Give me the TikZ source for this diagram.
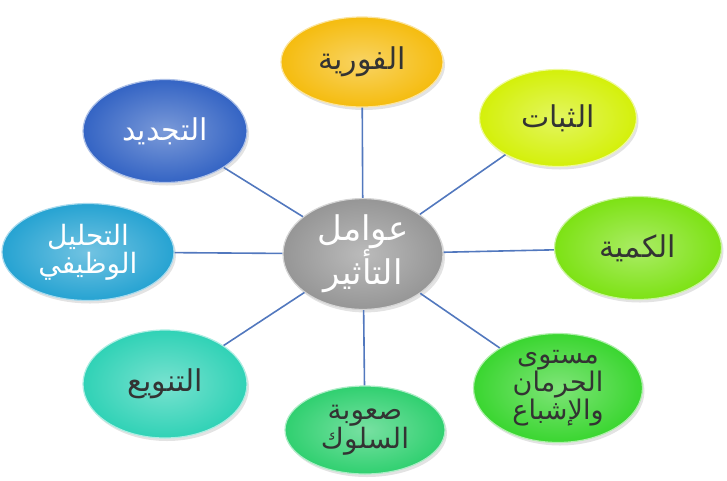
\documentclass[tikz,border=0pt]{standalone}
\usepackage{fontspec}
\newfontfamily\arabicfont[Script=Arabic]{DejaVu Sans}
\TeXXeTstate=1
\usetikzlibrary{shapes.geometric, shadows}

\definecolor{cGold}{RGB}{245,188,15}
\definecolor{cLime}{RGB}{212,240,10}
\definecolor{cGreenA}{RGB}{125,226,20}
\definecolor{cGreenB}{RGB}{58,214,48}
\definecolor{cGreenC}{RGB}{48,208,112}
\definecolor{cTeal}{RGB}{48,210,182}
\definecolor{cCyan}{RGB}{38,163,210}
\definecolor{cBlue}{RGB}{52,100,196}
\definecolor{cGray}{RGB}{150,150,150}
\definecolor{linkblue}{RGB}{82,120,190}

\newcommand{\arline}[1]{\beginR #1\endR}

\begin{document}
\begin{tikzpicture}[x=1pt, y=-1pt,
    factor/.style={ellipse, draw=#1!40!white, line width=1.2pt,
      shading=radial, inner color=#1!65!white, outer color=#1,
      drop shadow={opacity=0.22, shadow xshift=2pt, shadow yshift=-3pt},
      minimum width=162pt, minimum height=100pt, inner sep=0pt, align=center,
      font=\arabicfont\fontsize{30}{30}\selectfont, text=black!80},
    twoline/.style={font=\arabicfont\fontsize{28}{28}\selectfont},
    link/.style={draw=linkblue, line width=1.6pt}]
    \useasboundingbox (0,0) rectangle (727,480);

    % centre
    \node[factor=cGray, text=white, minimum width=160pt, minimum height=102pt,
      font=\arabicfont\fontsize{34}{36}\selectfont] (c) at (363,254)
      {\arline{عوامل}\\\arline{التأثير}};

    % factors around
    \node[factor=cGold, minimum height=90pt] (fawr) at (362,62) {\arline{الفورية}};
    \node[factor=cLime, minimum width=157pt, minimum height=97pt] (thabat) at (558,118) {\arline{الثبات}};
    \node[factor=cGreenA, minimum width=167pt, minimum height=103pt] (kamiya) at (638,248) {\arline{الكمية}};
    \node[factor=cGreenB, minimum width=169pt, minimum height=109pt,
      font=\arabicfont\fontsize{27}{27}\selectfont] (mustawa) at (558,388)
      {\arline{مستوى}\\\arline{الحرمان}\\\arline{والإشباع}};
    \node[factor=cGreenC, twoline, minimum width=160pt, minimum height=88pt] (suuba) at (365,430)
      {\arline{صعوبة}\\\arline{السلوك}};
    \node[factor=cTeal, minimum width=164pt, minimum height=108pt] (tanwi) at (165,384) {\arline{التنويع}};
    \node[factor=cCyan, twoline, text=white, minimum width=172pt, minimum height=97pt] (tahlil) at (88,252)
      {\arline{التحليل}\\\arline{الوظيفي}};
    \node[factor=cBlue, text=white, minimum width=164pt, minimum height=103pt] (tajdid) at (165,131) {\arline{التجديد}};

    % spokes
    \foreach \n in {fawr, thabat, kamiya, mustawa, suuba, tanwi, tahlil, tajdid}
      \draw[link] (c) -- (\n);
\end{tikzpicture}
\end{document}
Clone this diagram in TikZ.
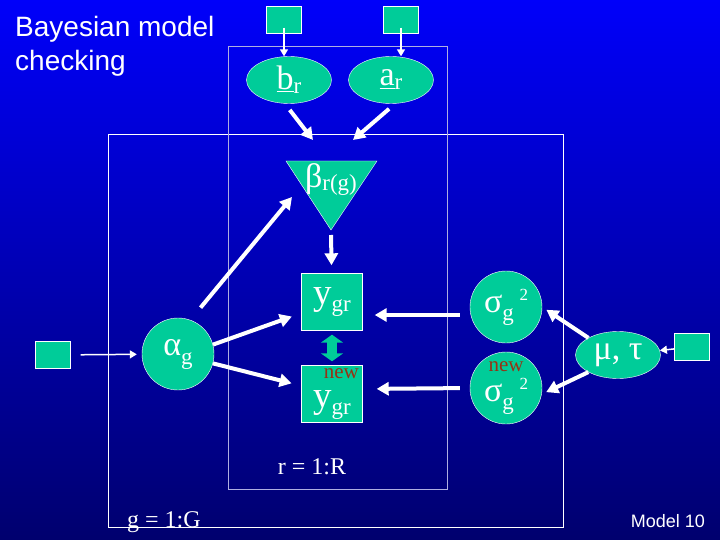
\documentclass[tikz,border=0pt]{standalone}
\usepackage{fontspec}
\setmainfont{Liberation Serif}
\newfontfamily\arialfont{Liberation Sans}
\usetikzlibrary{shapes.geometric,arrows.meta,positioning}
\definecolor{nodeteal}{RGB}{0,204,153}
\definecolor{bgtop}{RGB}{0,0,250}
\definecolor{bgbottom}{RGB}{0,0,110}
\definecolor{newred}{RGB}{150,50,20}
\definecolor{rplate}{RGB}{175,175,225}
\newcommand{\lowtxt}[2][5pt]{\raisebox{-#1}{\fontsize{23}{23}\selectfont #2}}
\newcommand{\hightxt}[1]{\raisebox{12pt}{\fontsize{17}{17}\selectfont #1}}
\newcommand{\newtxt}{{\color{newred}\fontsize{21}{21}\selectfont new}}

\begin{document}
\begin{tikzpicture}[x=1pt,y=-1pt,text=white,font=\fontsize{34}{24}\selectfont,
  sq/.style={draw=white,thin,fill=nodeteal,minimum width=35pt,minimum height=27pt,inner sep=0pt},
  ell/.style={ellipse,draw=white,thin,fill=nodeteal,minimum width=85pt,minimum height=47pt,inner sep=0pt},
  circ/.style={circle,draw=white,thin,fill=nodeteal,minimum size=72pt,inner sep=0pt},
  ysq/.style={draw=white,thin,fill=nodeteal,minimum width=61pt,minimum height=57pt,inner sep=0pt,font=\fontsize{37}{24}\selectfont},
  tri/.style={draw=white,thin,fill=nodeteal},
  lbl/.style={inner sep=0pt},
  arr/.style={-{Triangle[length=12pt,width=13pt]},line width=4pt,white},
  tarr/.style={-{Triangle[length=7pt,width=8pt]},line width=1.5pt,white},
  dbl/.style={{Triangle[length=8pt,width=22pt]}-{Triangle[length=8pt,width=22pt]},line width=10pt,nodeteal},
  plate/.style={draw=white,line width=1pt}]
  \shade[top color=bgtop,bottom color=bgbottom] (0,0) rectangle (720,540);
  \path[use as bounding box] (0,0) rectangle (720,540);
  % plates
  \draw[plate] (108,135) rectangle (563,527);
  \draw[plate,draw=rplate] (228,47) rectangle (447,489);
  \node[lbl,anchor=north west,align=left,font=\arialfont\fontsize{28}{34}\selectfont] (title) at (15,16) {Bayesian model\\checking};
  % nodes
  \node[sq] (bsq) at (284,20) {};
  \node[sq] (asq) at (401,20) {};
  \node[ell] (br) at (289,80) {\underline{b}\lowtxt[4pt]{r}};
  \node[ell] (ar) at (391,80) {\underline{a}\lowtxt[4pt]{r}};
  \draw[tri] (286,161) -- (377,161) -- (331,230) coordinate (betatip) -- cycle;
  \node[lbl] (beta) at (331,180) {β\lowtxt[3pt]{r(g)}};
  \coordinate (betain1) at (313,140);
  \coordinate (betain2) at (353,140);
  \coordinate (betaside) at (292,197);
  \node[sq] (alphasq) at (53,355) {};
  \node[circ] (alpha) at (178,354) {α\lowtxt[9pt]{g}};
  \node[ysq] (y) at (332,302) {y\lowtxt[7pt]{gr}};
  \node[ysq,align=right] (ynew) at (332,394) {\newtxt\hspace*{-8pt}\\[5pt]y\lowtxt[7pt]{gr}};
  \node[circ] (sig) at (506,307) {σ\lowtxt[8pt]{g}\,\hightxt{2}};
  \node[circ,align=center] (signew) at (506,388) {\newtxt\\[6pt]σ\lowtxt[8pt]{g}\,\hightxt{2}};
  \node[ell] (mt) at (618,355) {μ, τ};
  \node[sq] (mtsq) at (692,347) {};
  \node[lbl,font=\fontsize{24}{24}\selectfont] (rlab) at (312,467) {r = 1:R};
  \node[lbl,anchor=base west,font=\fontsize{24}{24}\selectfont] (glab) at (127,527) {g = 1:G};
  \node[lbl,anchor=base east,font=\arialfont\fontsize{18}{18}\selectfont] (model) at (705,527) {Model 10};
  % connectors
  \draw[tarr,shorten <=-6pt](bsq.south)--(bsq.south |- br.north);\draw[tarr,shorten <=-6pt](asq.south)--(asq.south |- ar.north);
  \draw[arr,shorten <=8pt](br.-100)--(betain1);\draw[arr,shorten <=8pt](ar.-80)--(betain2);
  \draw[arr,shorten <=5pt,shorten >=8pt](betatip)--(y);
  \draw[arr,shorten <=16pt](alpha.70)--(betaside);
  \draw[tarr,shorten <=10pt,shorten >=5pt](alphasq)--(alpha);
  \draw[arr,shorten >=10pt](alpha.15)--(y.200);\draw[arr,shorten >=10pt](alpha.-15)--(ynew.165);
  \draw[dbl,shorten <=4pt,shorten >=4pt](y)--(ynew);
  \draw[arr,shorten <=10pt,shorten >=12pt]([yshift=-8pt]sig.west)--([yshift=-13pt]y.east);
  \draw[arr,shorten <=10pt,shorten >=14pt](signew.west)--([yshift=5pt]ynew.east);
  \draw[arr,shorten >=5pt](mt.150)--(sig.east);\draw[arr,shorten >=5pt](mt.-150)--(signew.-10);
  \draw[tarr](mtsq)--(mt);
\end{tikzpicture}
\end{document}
________
Task instructions :: Pull every line containing "diagram" out of the data above.

Answer to the problem ::
Give me the TikZ source for this diagram.
Clone this diagram in TikZ.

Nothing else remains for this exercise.